- Exercise prompt -
Leave the pictures out and quote every line from the start of the listing to the line with "return px / W", inclusive.

- Source material -
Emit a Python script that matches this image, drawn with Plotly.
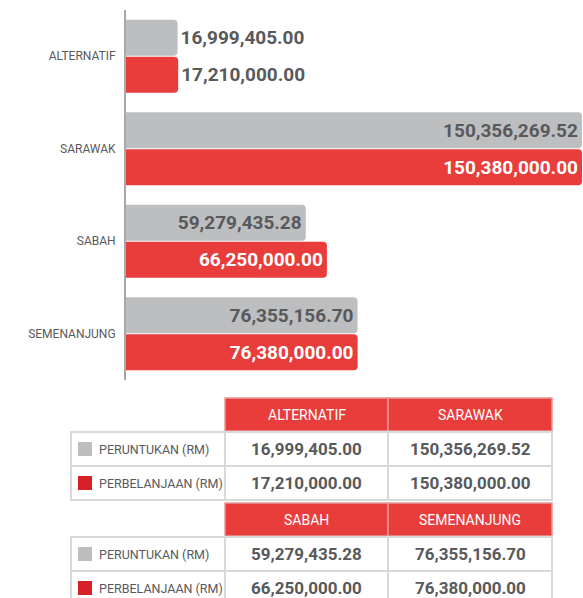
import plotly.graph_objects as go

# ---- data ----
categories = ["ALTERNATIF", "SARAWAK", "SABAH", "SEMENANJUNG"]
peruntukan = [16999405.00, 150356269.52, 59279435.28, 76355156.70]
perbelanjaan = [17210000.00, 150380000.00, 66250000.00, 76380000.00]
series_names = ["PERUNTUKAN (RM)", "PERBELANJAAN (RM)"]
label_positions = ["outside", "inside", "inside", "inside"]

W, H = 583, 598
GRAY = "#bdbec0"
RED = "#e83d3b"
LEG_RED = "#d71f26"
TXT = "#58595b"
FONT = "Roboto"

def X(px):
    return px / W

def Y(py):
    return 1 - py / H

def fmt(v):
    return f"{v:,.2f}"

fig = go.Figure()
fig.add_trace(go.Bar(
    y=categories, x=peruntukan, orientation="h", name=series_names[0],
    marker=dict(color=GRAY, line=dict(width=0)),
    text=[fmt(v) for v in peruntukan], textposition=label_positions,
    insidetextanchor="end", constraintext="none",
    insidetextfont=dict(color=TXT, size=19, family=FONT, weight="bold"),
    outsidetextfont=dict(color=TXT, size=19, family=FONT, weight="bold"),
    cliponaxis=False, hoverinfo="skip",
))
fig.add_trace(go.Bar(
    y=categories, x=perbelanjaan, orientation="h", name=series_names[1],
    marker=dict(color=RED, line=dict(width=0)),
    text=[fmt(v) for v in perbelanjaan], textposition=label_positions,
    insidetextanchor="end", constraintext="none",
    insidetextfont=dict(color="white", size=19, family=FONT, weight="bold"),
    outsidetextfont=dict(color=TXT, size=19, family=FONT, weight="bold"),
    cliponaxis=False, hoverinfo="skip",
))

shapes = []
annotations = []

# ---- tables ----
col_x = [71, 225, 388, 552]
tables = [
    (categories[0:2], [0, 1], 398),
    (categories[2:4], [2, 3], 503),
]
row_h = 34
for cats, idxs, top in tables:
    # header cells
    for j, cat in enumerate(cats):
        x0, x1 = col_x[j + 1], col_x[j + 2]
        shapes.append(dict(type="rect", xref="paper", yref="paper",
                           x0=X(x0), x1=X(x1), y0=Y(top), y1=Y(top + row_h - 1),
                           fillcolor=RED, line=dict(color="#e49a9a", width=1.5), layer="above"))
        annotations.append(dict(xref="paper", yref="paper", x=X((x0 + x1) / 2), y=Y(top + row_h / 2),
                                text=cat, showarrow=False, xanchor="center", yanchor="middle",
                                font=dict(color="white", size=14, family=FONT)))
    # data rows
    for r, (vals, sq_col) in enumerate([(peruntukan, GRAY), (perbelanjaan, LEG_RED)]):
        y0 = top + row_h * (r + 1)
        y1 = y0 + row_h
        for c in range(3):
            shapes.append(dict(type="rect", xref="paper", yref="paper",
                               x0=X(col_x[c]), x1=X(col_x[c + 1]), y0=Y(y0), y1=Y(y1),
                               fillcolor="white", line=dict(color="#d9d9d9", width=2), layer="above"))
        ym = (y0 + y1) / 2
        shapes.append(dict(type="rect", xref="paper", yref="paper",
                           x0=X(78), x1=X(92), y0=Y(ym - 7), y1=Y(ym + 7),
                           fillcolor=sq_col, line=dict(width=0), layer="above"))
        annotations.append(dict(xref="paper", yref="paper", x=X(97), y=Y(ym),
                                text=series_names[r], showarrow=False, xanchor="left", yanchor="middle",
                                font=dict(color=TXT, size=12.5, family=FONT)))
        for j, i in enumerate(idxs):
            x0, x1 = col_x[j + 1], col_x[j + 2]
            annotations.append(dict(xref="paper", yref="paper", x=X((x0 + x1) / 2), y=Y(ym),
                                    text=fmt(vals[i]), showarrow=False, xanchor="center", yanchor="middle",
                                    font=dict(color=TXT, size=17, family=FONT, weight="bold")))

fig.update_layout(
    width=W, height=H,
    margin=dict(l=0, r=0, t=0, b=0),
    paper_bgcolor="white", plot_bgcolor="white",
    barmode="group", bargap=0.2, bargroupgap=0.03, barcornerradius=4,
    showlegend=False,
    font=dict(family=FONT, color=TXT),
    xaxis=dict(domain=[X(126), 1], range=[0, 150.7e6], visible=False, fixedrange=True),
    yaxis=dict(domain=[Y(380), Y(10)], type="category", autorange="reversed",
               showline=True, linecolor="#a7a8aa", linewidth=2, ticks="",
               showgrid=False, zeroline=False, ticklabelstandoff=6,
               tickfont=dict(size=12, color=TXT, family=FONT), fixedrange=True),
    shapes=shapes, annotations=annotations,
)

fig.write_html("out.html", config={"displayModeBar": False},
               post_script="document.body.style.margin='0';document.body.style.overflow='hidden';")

- Response below -
Emit a Python script that matches this image, drawn with Plotly.
import plotly.graph_objects as go

# ---- data ----
categories = ["ALTERNATIF", "SARAWAK", "SABAH", "SEMENANJUNG"]
peruntukan = [16999405.00, 150356269.52, 59279435.28, 76355156.70]
perbelanjaan = [17210000.00, 150380000.00, 66250000.00, 76380000.00]
series_names = ["PERUNTUKAN (RM)", "PERBELANJAAN (RM)"]
label_positions = ["outside", "inside", "inside", "inside"]

W, H = 583, 598
GRAY = "#bdbec0"
RED = "#e83d3b"
LEG_RED = "#d71f26"
TXT = "#58595b"
FONT = "Roboto"

def X(px):
    return px / W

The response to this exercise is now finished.